Monday, April 30, 2007

Tactical premonitions...

"[W]hen it had to be decided whether to accept SaddamHussein's surrender and to ceasefire, or to refuse it and push on until Baghdad, the President [Mitterrand] clearly told George Bush [Senior] that he was for the first solution. His reasons? To not make the Iraqi leader a marty in the eyes of an Arab public opinion already convinced of the unfairness of the Westerners. To not throw ourselves into an urban guerrilla war with unpredictable consequences. To not play with Iraq's breaking up. Indeed, the elimination of Saddam Hussein would lead to a Kurdish declaration of independence and, as a consequence, wars implicating Turkey, Syria, Iran, as well as Iranian maneuvers into Iraq's Shiite South." - Hubert Vedrine (former French foreign minister) in Les Mondes de Francois Mitterrand (1996) p. 537

I'm so used these days to being cynical about politicians and assuming that every argument they makeis a tactical one. That is, they have committed themselves to this or that position, so they'll use every known argument to back it up, even when new information emerges or there's simply a lot of uncertainty involved. Politicians will use completely contradictory arguments over their careers. Yet, I'm struck by how prescient some arguments can be.

France opposed pushing to Baghdad in Gulf War I for basically selfish reasons, among others, France didn't want US domination of region or to abandon their profitable relationship with Saddam (a history of arms and nuclear deals, as well as unpaid debts towards France).
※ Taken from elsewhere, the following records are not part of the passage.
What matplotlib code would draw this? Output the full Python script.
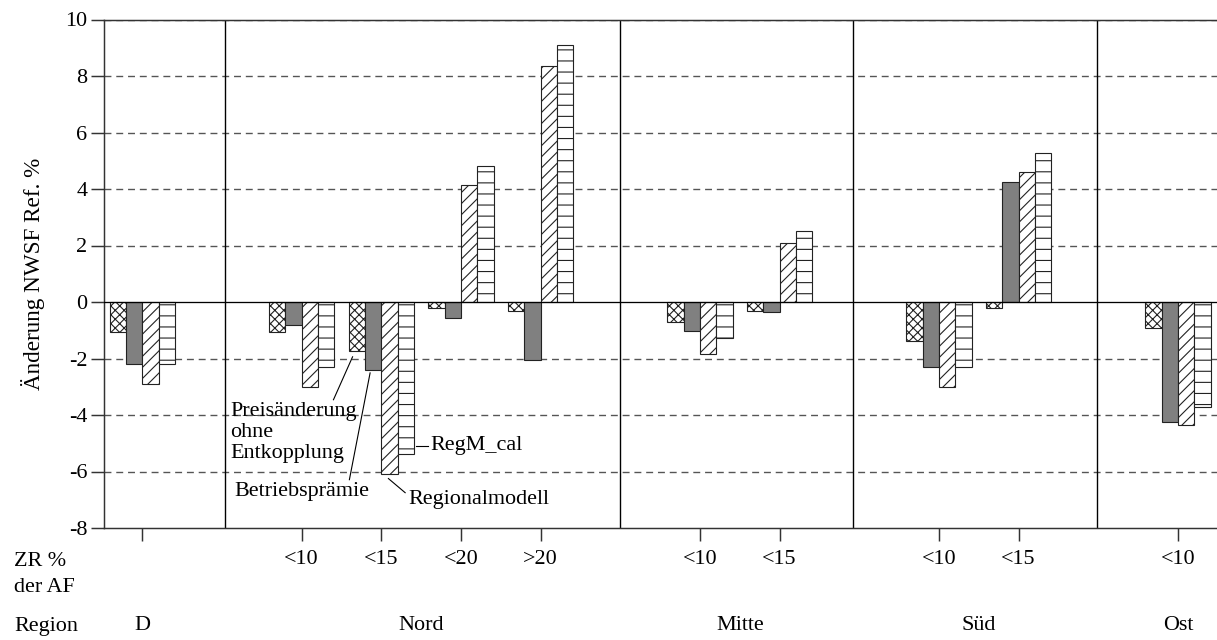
import matplotlib.pyplot as plt
import matplotlib.transforms as mtransforms
import numpy as np

# Regions and their ZR classes (share of ZR in AF)
regions = ['D', 'Nord', 'Mitte', 'Süd', 'Ost']
zr_classes = [[''], ['<10', '<15', '<20', '>20'], ['<10', '<15'], ['<10', '<15'], ['<10']]

# Change of NWSF relative to reference, %
preis = [-1.05, -1.05, -1.72, -0.22, -0.33, -0.70, -0.33, -1.38, -0.20, -0.93]
betrieb = [-2.20, -0.80, -2.40, -0.57, -2.05, -1.03, -0.35, -2.30, 4.25, -4.25]
regional = [-2.90, -3.00, -6.08, 4.13, 8.37, -1.84, 2.08, -3.00, 4.60, -4.37]
regm_cal = [-2.20, -2.30, -5.37, 4.82, 9.08, -1.27, 2.50, -2.30, 5.27, -3.70]

plt.rcParams['font.family'] = ['Liberation Serif', 'DejaVu Serif']
plt.rcParams['hatch.linewidth'] = 0.6
plt.rcParams['axes.unicode_minus'] = False

DPI = 133
fig = plt.figure(figsize=(1217 / DPI, 640 / DPI), dpi=DPI)
ax = fig.add_axes([104 / 1217, 1 - 528 / 640, 1 - 104 / 1217, (528 - 19.5) / 640])

# slot positions: one slot per ZR class, one empty slot between regions
pos, labels, region_x = [], [], []
x = 0
for name, classes in zip(regions, zr_classes):
    start = x
    for c in classes:
        pos.append(x)
        labels.append(c)
        x += 1
    region_x.append((start + x - 1) / 2)
    x += 1
pos = np.array(pos, dtype=float)

# separators between the regions
dividers = [1.04, 6.0, 8.92, 11.99]

w = 0.205
series = [
    (preis, dict(facecolor='white', hatch='xxxxx')),
    (betrieb, dict(facecolor='#808080', hatch=None)),
    (regional, dict(facecolor='white', hatch='////')),
    (regm_cal, dict(facecolor='white', hatch='--')),
]
for i, (vals, style) in enumerate(series):
    ax.bar(pos + (i - 1.5) * w, vals, width=w, edgecolor='#222222',
           linewidth=0.6, zorder=3, **style)

ax.set_xlim(-0.48, 13.49)
ax.set_ylim(-8, 10)
ax.set_yticks(np.arange(-8, 11, 2))
ax.set_xticks(pos)
ax.set_xticklabels(labels, fontsize=12)
ax.tick_params(axis='y', labelsize=12, length=7, width=0.8, pad=2, color='#333333')
ax.tick_params(axis='x', length=7, width=0.8, pad=5, color='#333333')

for y in range(-6, 11, 2):
    if y != 0:
        ax.axhline(y, color='#555555', lw=0.75, ls=(0, (5, 3.5)), zorder=1)
ax.axhline(0, color='black', lw=0.7, zorder=4)
for d in dividers:
    ax.axvline(d, color='black', lw=0.75, zorder=2)

for side in ['left', 'bottom', 'top']:
    ax.spines[side].set_color('#333333')
    ax.spines[side].set_linewidth(0.8)
ax.spines['right'].set_visible(False)

ax.set_ylabel('Änderung NWSF Ref. %', fontsize=12.5, labelpad=11)

# labels below the axis
fig.text(14 / 1217, 1 - 561 / 640, 'ZR %', fontsize=12, va='center', ha='left')
fig.text(14 / 1217, 1 - 588 / 640, 'der AF', fontsize=12, va='center', ha='left')
fig.text(14 / 1217, 1 - 626 / 640, 'Region', fontsize=12, va='center', ha='left')
trans = mtransforms.blended_transform_factory(ax.transData, fig.transFigure)
for rx, name in zip(region_x, regions):
    ax.text(rx, 1 - 626 / 640, name, fontsize=12, ha='center', va='center',
            transform=trans)

# series labels with leader lines
def leader(x0, y0, x1, y1):
    ax.plot([x0, x1], [y0, y1], color='black', lw=0.6, zorder=5, clip_on=False)

ax.text(1.106, -4.63, 'Preisänderung\nohne\nEntkopplung', fontsize=12,
        ha='left', va='center', linespacing=1.13)
leader(2.40, -3.46, 2.64, -1.94)
ax.text(2.0, -6.71, 'Betriebsprämie', fontsize=12, ha='center', va='center')
leader(2.60, -6.29, 2.86, -2.51)
ax.text(3.34, -7.0, 'Regionalmodell', fontsize=12, ha='left', va='center')
leader(3.09, -6.25, 3.30, -6.75)
ax.text(3.62, -5.09, 'RegM_cal', fontsize=12, ha='left', va='center')
leader(3.43, -5.09, 3.59, -5.09)

fig.savefig('out.png', dpi=DPI)
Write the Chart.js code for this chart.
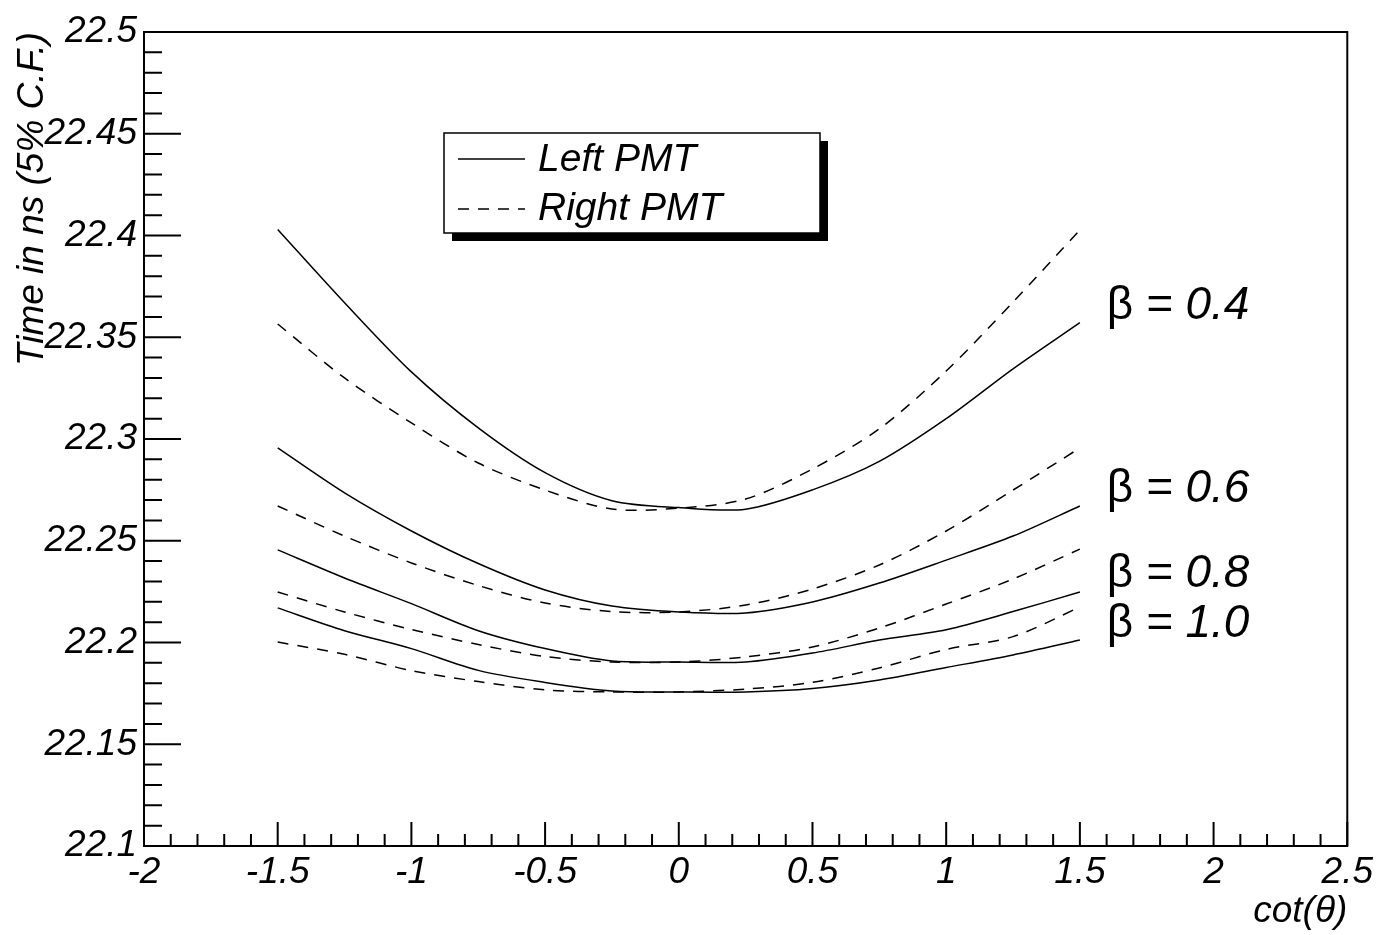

France had tactical reasons to argue against gong to Baghdad. Nonethless all those arguments seem remarkably prescient, every one of Vedrine's predictions has become big news: a martyred Saddam, urban guerrilla war, Iraq's breakup, Iranian Shia influence. The only exception is the lack of an independent Kurdistan (we may have to wait a little longer).

It seems the arguments that are made for tactical reasons can nonetheless be perfectly true!